AAUP Honors Harry Keyishian for His Legal Fight 50 Years Ago

BY JOHN K. WILSON

Harry Keyishian was a special honoree at the AAUP’s annual awards luncheon today ‘for his courage, integrity, and unstinting commitment to academic freedom.”

This year marks the 50th anniversary of the Supreme Court’s ruling in Keyishian v.

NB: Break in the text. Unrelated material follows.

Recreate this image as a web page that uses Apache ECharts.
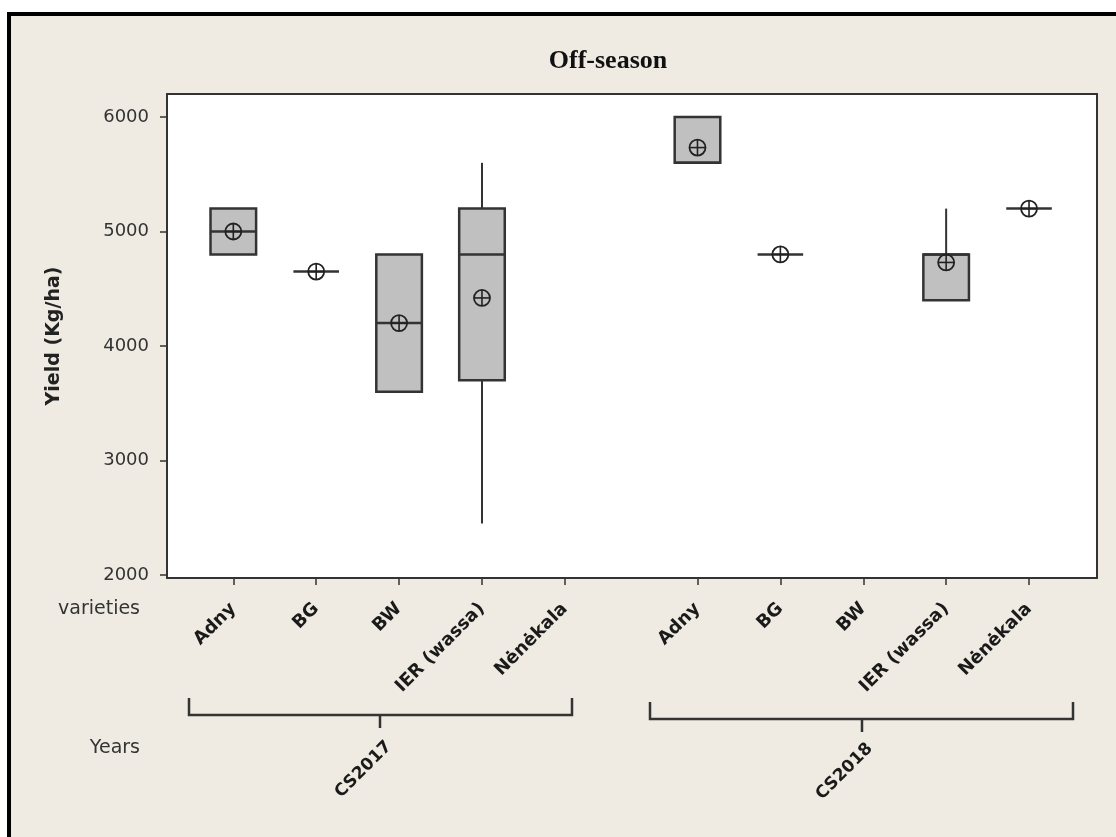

Board of Regents, which established academic freedom as “a special concern of the First Amendment.”

Keyishian was introduced by Marjorie Heins, the founding director of the Free Expression Policy Project, and the author of Priests of Our Democracy: The Supreme Court, Academic Freedom, and the Anti-Communist Purge, which discusses the Keyishian case in depth.

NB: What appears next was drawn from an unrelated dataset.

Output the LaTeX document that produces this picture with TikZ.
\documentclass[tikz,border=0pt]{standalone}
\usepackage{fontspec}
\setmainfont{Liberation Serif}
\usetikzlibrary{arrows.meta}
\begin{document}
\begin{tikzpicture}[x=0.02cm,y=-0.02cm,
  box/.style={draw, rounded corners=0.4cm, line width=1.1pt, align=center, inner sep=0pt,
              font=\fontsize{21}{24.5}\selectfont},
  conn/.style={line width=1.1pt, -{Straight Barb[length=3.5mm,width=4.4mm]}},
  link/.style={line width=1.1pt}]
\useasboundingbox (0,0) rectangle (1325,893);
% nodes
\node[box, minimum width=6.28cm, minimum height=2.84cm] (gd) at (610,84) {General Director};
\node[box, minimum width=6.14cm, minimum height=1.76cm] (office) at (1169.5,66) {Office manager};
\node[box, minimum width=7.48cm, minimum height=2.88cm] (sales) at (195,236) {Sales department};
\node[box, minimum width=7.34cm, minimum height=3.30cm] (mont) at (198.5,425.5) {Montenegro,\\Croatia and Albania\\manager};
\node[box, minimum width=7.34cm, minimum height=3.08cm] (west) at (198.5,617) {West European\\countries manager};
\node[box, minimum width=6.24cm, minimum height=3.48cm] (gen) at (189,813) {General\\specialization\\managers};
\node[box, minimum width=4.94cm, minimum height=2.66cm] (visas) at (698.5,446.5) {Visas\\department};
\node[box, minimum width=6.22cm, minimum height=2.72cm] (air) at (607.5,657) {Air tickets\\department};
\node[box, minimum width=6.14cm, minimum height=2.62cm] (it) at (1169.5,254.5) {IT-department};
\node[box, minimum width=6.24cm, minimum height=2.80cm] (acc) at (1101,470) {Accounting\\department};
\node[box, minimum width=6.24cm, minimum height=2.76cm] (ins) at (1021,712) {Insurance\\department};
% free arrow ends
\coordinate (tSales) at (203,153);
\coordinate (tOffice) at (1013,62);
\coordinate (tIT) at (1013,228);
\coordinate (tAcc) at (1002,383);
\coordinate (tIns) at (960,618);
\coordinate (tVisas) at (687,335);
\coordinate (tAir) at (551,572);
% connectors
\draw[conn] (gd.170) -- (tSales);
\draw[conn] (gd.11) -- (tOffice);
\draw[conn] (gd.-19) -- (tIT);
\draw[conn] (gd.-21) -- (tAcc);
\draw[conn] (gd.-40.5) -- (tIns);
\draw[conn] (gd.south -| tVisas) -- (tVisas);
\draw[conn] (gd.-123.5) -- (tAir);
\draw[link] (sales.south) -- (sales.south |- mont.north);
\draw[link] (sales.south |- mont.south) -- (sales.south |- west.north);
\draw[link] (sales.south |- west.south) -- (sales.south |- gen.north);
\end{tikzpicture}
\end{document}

On Friday at a special AAUP annual conference session about his case, Harry Keyishian spoke modestly of his accomplishments, and played a 1987 interview he did with Bill Moyers (transcript here). Panelists who discussed the significance and fate of the Keyishian ruling included Heins, AAUP General Counsel Risa Lieberwitz, and myself.

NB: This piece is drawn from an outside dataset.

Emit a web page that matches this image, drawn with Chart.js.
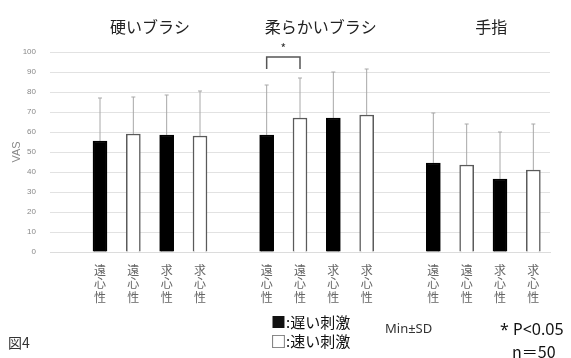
<!DOCTYPE html>
<html>
<head>
<meta charset="utf-8">
<script src="https://cdn.jsdelivr.net/npm/chart.js@4"></script>
<style>
  html, body { margin: 0; padding: 0; background: #fff; }
  #wrap { width: 571px; height: 358px; }
</style>
</head>
<body>
<div id="wrap"><canvas id="myChart" width="571" height="358"></canvas></div>
<script>
// group titles and the labels under each bar
let groups = ['硬いブラシ', '柔らかいブラシ', '手指'];
let barLabels = ['遠心性', '遠心性', '求心性', '求心性'];

// mean VAS per bar (slow, fast, slow, fast in each group)
let hard = [55.5, 59, 58.5, 58];
let soft = [58.5, 67, 67, 68.5];
let finger = [44.5, 43.5, 36.5, 41];

// SD (upper whisker only)
let hardSD = [21.5, 18.5, 20, 22.5];
let softSD = [25, 20, 23, 23];
let fingerSD = [25, 20.5, 23.5, 23];

let yTicks = [0, 10, 20, 30, 40, 50, 60, 70, 80, 90, 100];

let slowColor = '#000000';
let fastColor = '#ffffff';

// build the category axis: an empty slot before each group
let labels = [];
let values = [];
let sds = [];
let fills = [];
let borders = [];
[hard, soft, finger].forEach((g, gi) => {
  labels.push('');
  values.push(null);
  sds.push(null);
  fills.push(slowColor);
  borders.push(slowColor);
  g.forEach((v, i) => {
    labels.push(barLabels[i].split(''));
    values.push(v);
    sds.push([hardSD, softSD, fingerSD][gi][i]);
    fills.push(i % 2 == 0 ? slowColor : fastColor);
    borders.push(i % 2 == 0 ? slowColor : '#5a5a5a');
  });
});

let extras = {
  id: 'extras',
  afterDatasetsDraw(chart) {
    let c = chart.ctx;
    let x = chart.scales.x;
    let y = chart.scales.y;

    // error bars
    c.save();
    c.strokeStyle = '#a8a8a8';
    c.lineWidth = 1;
    values.forEach((v, i) => {
      if (v == null) return;
      let px = x.getPixelForValue(i);
      let top = y.getPixelForValue(v + sds[i]);
      let bot = y.getPixelForValue(v);
      c.beginPath();
      c.moveTo(px, bot);
      c.lineTo(px, top);
      c.moveTo(px - 2, top);
      c.lineTo(px + 2, top);
      c.stroke();
    });

    // significance bracket between bars 1 and 2 of the soft brush group
    let a = x.getPixelForValue(6);
    let b = x.getPixelForValue(7);
    c.strokeStyle = '#555';
    c.lineWidth = 1.5;
    c.beginPath();
    c.moveTo(a, y.getPixelForValue(91.5));
    c.lineTo(a, y.getPixelForValue(97.5));
    c.lineTo(b, y.getPixelForValue(97.5));
    c.lineTo(b, y.getPixelForValue(91.5));
    c.stroke();
    c.fillStyle = '#333';
    c.font = '12px "Noto Sans CJK JP"';
    c.textAlign = 'center';
    c.textBaseline = 'middle';
    c.fillText('*', (a + b) / 2, y.getPixelForValue(102));

    // group titles
    c.font = '16px "Noto Sans CJK JP"';
    c.fillStyle = '#222';
    groups.forEach((t, gi) => {
      let first = x.getPixelForValue(gi * 5 + 1);
      let last = x.getPixelForValue(gi * 5 + 4);
      c.fillText(t, (first + last) / 2 + gi * 4, 27);
    });

    // notes under the chart
    c.textAlign = 'left';
    c.font = '15px "Noto Sans CJK JP"';
    c.fillStyle = '#111';
    c.fillText('■:遅い刺激', 271, 322);
    c.fillText('□:速い刺激', 271, 341);
    c.font = '13px "Noto Sans"';
    c.fillStyle = '#333';
    c.fillText('Min±SD', 385, 329);
    c.font = '16px "Noto Sans"';
    c.fillStyle = '#111';
    c.fillText('* P<0.05', 500, 330);
    c.font = '16px "Noto Sans CJK JP"';
    c.fillText('n＝50', 512, 352);
    c.font = '14px "Noto Sans CJK JP"';
    c.fillStyle = '#333';
    c.fillText('図4', 8, 343);
    c.restore();
  }
};

let ctx = document.getElementById('myChart').getContext('2d');

let myChart = new Chart(ctx, {
  type: 'bar',
  data: {
    labels: labels,
    datasets: [{
      data: values,
      backgroundColor: fills,
      borderColor: borders,
      borderWidth: 1.5,
      barThickness: 14
    }]
  },
  options: {
    responsive: false,
    animation: false,
    layout: { padding: { left: 10, right: 21, top: 52, bottom: 0 } },
    plugins: {
      legend: { display: false },
      tooltip: { enabled: false }
    },
    scales: {
      x: {
        grid: { display: false },
        border: { color: '#dcdcdc' },
        ticks: {
          autoSkip: false,
          maxRotation: 0,
          padding: 4,
          color: '#666',
          font: { family: '"Noto Sans CJK JP"', size: 12, lineHeight: 1.1 }
        },
        afterFit: s => { s.height = 106; }
      },
      y: {
        min: 0,
        max: 100,
        afterBuildTicks: s => { s.ticks = yTicks.map(v => ({ value: v })); },
        grid: { color: '#e2e2e2', drawTicks: false },
        border: { display: false },
        ticks: {
          padding: 14,
          color: '#888',
          font: { family: 'Arial', size: 8 }
        },
        title: {
          display: true,
          text: 'VAS',
          color: '#888',
          padding: 0,
          font: { family: 'Arial', size: 11 }
        },
        afterFit: s => { s.width = 40; }
      }
    }
  },
  plugins: [extras]
});
</script>
</body>
</html>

Keyishian_2017At today’s awards luncheon, Keyishian modestly stated that the Civil Rights battles of the time “makes five professors in Buffalo not signing a piece of paper look risk averse.” He honored the other four professors who also refused to sign the loyalty oath: George Hochfield, Newton Garver, Ralph Maud and George Starbuck. Keyishian said, “It was tense, it was sometimes tough. But there was no question at all that we were the coolest people on campus.”

He thanked Charles Morgan, Jr., an AAUP attorney who “went back to the AAUP and said, let’s back these people.” And Keyishian particularly thanked Richard Lipsitz, the attorney who defended him, because “he developed a strategy of total victory” and “I can’t give him enough credit.” Keyishian also thanked “Justice William Brennan, who crafted a decision that brought new standards to academic freedom.”

Keyishian concluded, “Thanks for this organization, the AAUP, for formulating, protecting and defending professional standards and the precious tradition of academic freedom.” He declared, “Your work, our work, is more needed than ever.”